Weeks after emerging from two years in Chapter 11 bankruptcy, Calpine Corp. senior officials Friday talked bullishly about the reorganized independent power plant developer’s future in a carbon-conscious environment. They think the company can take advantage of shrinking reserve margins and are talking up California and Texas markets in which the company has the majority of its fleet of natural gas-fired power plants.

By 2011, the company expects to hit some watershed years in the two large, gas-dependent western states. This is the year that Calpine calculates that always fickle supply-demand for electricity will be in equilibrium in the key markets in which it participates — California, Arizona and Texas, among others.

A further key is natural gas and wholesale gas prices in looking at the overall U.S. power market, Calpine’s executives stressed.
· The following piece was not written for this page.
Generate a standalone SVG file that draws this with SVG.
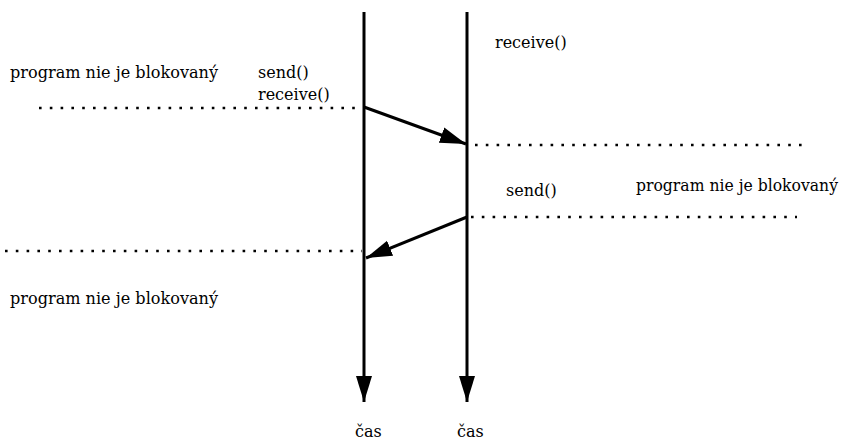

They feel for this year most of the company’s exposure to rising gas prices is covered by hedging, but in future years the company could be more vulnerable.

“The real issue is what generation is setting the market price for electricity,” said Todd Filsinger, who has been a Calpine acting senior executive for commercial operations as part of his role as a managing partner with the UK-based global firm, PA Consulting Group. “And with respect to Calpine’s portfolio, California and Texas have gas on the margin, so in those two states gas is setting the price for power.”

When this picture is superimposed over a carbon-constrained future, the advantages for Calpine’s fleet of mostly gas-fired plants, representing about 24,000 MW, are even more dramatic going forward, Filsinger said. “A combined-cycle gas-fired generation plant has about half of the carbon costs when compared to the competitive landscape of a typical coal plant.”

Outgoing CEO Robert May stressed the theme that “Calpine will be providing clean power for future generations” in heading a conference call with financial analysts in which the company’s gross revenues and EBITDA (earnings-before-interest-taxes-depreciation-amortization) were shown to have grown substantially compared to a year earlier. “We are principally a green company, and we have the facts to back it up. This is one of the primary reasons I think Calpine is an attractive investment in the future.”

May said Calpine owns “terrific assets” in the markets in which it operates with a fleet of plants whose average age is just eight years old. In addition, he said, “we really understand the markets in which we operate.” After announcing before the call that he plans to leave as soon as a new permanent CEO is named, May added that he expects to be an investor in Calpine “for a long time to come” after he leaves his post, which was the first energy industry job for the turnaround specialist.

In response to questions on its geothermal power production, Michael Rogers, senior vice president for power operations, reiterated the company’s earlier announced $200 million, five-year plan to “mitigate the decline of The Geysers [in northern California] through new well-drilling, new piping and other measures that are primarily aimed at keeping production from declining, although we do have some new growth opportunities, but until we prove up the resources, we don’t have any good estimates on what volumes that would be.”

With the run-up in wholesale gas prices in the past few weeks, Calpine officials fielded questions about what they mean to its power generation portfolio that is so heavily gas-dependent. Filsinger said the impact on projected 2008 revenues is “somewhat mitigated” because Calpine is about “75-80% hedged” on gross margins, so he expects gas prices to have a fairly limited impact on the company’s performance this year.

“Beyond that, you could see a fairly significant impact,” Filsinger said, on the unhedged portion of revenues.